GIVEN DATA
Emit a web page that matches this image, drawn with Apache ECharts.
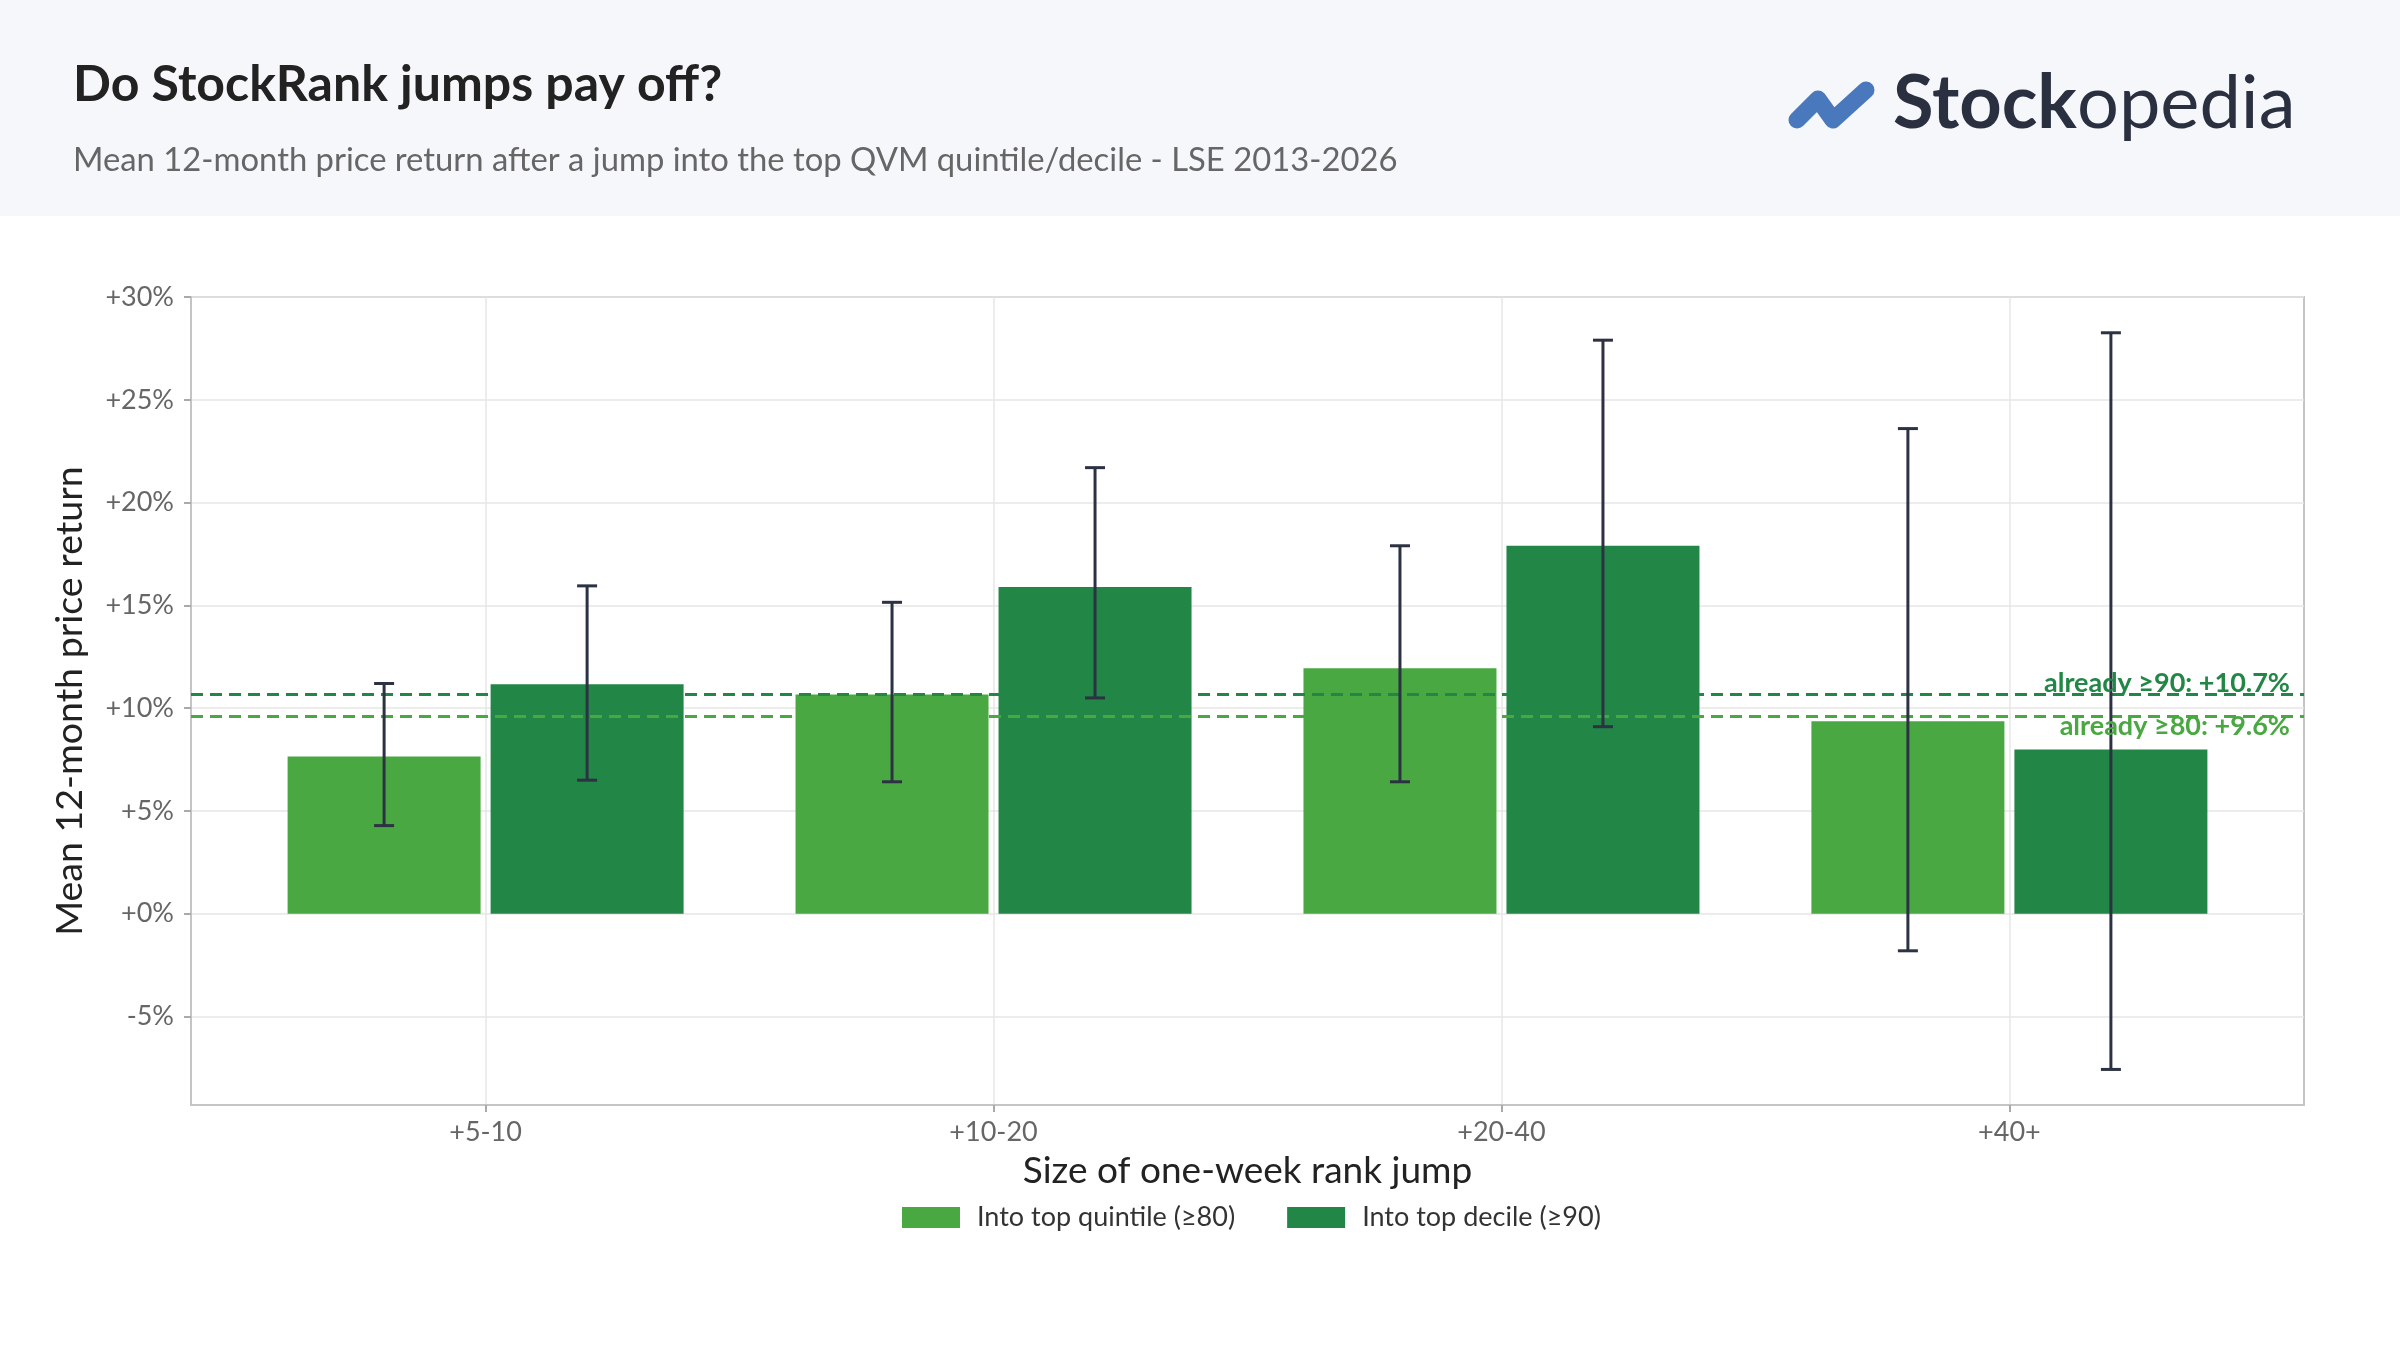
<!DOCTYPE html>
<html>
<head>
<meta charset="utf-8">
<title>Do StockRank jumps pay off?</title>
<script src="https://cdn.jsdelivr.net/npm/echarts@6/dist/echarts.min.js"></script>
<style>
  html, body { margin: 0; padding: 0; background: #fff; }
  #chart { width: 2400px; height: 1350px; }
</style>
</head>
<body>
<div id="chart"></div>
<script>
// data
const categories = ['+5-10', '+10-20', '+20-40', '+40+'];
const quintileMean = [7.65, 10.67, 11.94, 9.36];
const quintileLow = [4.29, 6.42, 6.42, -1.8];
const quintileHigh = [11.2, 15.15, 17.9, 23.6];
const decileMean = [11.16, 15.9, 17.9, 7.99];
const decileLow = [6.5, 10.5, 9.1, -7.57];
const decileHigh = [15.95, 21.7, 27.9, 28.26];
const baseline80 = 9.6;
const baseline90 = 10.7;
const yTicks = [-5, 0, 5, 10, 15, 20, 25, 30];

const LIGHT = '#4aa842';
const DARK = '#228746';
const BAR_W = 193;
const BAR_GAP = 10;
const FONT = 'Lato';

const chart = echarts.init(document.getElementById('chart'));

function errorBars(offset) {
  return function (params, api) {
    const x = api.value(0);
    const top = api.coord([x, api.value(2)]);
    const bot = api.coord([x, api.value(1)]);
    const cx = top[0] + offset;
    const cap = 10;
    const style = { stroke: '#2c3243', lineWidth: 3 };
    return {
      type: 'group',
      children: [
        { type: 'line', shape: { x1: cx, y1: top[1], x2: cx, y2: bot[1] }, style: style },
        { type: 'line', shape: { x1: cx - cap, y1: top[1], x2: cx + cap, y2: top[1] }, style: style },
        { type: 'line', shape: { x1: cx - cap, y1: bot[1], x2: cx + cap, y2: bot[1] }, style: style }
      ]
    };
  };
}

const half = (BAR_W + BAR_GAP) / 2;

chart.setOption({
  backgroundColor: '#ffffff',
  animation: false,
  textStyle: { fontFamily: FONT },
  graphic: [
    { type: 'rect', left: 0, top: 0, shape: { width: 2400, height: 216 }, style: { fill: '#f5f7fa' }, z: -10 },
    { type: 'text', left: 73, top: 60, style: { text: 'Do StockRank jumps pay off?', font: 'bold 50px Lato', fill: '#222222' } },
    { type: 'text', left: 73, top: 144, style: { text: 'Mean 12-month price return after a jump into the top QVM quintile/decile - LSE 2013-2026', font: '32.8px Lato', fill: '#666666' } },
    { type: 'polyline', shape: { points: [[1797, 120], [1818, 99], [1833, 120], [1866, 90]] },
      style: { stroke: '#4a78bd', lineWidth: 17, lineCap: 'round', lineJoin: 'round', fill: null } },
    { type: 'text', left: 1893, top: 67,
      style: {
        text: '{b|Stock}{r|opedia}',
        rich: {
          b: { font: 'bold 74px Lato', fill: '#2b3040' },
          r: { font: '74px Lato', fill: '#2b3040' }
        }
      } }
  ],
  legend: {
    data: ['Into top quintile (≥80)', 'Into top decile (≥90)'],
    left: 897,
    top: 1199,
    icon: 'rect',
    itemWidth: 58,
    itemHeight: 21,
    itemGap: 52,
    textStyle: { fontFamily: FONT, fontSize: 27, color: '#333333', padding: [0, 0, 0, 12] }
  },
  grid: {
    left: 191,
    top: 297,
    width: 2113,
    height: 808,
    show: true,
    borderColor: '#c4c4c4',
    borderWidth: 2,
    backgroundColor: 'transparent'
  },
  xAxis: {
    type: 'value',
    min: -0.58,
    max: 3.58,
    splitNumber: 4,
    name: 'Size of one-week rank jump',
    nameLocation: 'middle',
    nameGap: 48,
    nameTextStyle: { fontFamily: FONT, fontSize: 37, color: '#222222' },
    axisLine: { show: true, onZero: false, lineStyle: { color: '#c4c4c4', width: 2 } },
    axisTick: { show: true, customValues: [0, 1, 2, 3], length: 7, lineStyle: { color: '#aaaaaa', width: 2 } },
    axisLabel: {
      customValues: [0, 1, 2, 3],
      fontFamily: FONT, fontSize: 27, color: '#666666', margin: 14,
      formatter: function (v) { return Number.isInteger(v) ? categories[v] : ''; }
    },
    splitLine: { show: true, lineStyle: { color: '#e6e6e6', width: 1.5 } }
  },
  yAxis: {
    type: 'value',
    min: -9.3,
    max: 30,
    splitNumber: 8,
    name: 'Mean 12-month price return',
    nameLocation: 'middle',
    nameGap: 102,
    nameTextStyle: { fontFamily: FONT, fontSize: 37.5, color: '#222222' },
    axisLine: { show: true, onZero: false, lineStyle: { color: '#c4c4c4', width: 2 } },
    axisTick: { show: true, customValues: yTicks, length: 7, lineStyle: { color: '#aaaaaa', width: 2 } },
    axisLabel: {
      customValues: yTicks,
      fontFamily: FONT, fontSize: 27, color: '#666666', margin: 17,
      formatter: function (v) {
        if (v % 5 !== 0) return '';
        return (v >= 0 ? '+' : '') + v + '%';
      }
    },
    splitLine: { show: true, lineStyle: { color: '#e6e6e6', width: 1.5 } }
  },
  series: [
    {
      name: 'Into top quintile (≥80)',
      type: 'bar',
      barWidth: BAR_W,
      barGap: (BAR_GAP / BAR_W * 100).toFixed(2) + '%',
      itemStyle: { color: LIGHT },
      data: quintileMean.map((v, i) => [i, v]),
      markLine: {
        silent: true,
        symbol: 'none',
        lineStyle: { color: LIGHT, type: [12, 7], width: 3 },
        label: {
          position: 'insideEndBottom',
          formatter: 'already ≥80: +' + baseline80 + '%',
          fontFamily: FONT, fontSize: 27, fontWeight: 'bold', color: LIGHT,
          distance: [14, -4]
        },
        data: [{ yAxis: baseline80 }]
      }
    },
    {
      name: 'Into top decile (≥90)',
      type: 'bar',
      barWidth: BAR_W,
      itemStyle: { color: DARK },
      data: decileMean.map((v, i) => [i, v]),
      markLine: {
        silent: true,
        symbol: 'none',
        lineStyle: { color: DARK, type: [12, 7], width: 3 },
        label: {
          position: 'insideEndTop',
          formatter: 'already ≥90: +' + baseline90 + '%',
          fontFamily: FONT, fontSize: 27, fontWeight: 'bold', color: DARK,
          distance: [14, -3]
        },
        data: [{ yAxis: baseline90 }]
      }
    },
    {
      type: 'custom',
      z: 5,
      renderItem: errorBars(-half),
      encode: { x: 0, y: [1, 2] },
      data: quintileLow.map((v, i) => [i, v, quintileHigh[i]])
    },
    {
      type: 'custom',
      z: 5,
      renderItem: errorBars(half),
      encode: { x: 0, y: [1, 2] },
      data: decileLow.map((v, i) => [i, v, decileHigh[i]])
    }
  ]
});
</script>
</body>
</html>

==

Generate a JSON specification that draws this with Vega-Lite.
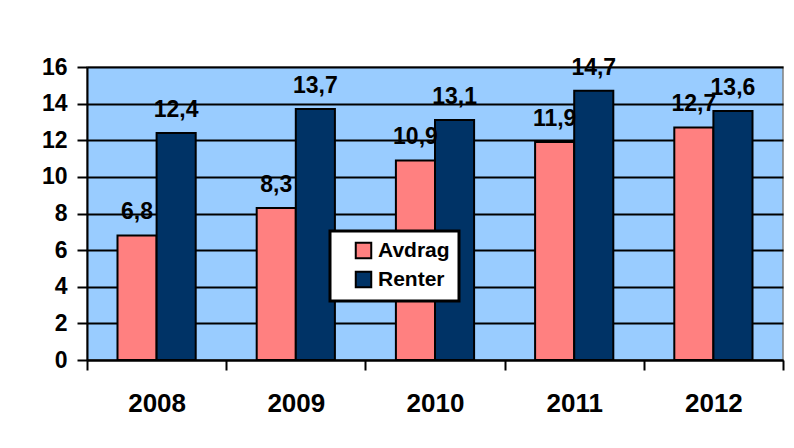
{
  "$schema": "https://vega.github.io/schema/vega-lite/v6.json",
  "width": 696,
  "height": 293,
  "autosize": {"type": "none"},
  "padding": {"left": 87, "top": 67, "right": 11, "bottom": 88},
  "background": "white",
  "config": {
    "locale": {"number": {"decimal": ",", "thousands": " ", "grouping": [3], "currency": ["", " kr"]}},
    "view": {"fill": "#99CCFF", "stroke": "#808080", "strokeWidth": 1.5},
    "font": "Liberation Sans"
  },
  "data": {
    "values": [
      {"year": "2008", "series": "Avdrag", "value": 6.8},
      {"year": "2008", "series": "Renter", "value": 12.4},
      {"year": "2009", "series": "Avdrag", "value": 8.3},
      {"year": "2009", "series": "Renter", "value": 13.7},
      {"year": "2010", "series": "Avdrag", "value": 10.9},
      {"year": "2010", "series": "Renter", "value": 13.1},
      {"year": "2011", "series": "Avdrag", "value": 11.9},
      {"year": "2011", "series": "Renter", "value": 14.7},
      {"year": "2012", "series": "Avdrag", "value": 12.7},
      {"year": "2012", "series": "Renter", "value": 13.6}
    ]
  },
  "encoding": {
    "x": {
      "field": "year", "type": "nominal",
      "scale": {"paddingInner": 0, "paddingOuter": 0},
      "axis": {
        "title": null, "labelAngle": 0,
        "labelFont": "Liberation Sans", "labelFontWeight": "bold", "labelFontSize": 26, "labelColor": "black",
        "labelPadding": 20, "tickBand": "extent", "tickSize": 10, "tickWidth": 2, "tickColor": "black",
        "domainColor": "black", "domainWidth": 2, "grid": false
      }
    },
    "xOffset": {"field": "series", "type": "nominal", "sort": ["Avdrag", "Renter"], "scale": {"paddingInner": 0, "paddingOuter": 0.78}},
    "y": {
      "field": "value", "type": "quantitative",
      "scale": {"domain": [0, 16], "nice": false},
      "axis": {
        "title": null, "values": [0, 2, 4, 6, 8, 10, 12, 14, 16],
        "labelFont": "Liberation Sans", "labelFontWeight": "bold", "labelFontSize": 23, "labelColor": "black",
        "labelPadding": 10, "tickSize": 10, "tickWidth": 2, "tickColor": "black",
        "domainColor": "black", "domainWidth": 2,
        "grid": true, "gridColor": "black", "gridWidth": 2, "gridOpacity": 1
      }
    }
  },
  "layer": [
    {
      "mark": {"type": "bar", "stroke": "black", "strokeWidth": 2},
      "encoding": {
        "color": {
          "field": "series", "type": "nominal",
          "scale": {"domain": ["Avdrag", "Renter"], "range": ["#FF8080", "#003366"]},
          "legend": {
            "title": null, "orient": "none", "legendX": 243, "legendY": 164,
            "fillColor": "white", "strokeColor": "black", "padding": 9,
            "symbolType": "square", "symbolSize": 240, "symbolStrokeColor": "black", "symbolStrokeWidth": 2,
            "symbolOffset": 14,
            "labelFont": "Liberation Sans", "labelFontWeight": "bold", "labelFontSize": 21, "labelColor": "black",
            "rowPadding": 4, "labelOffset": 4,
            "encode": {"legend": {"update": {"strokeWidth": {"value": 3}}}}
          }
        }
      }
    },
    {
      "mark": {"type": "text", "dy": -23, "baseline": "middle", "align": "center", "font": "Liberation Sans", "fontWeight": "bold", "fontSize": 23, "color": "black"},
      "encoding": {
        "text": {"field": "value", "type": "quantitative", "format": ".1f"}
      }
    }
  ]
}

WHAT THE TASK ASKS
What's needed is an exact copy of the records above from the line containing "Emit a web page" down to the line containing "const half = (BAR_W + BAR_GAP) / 2;", both included, without any pictures.

FINAL RESULT
Emit a web page that matches this image, drawn with Apache ECharts.
<!DOCTYPE html>
<html>
<head>
<meta charset="utf-8">
<title>Do StockRank jumps pay off?</title>
<script src="https://cdn.jsdelivr.net/npm/echarts@6/dist/echarts.min.js"></script>
<style>
  html, body { margin: 0; padding: 0; background: #fff; }
  #chart { width: 2400px; height: 1350px; }
</style>
</head>
<body>
<div id="chart"></div>
<script>
// data
const categories = ['+5-10', '+10-20', '+20-40', '+40+'];
const quintileMean = [7.65, 10.67, 11.94, 9.36];
const quintileLow = [4.29, 6.42, 6.42, -1.8];
const quintileHigh = [11.2, 15.15, 17.9, 23.6];
const decileMean = [11.16, 15.9, 17.9, 7.99];
const decileLow = [6.5, 10.5, 9.1, -7.57];
const decileHigh = [15.95, 21.7, 27.9, 28.26];
const baseline80 = 9.6;
const baseline90 = 10.7;
const yTicks = [-5, 0, 5, 10, 15, 20, 25, 30];

const LIGHT = '#4aa842';
const DARK = '#228746';
const BAR_W = 193;
const BAR_GAP = 10;
const FONT = 'Lato';

const chart = echarts.init(document.getElementById('chart'));

function errorBars(offset) {
  return function (params, api) {
    const x = api.value(0);
    const top = api.coord([x, api.value(2)]);
    const bot = api.coord([x, api.value(1)]);
    const cx = top[0] + offset;
    const cap = 10;
    const style = { stroke: '#2c3243', lineWidth: 3 };
    return {
      type: 'group',
      children: [
        { type: 'line', shape: { x1: cx, y1: top[1], x2: cx, y2: bot[1] }, style: style },
        { type: 'line', shape: { x1: cx - cap, y1: top[1], x2: cx + cap, y2: top[1] }, style: style },
        { type: 'line', shape: { x1: cx - cap, y1: bot[1], x2: cx + cap, y2: bot[1] }, style: style }
      ]
    };
  };
}

const half = (BAR_W + BAR_GAP) / 2;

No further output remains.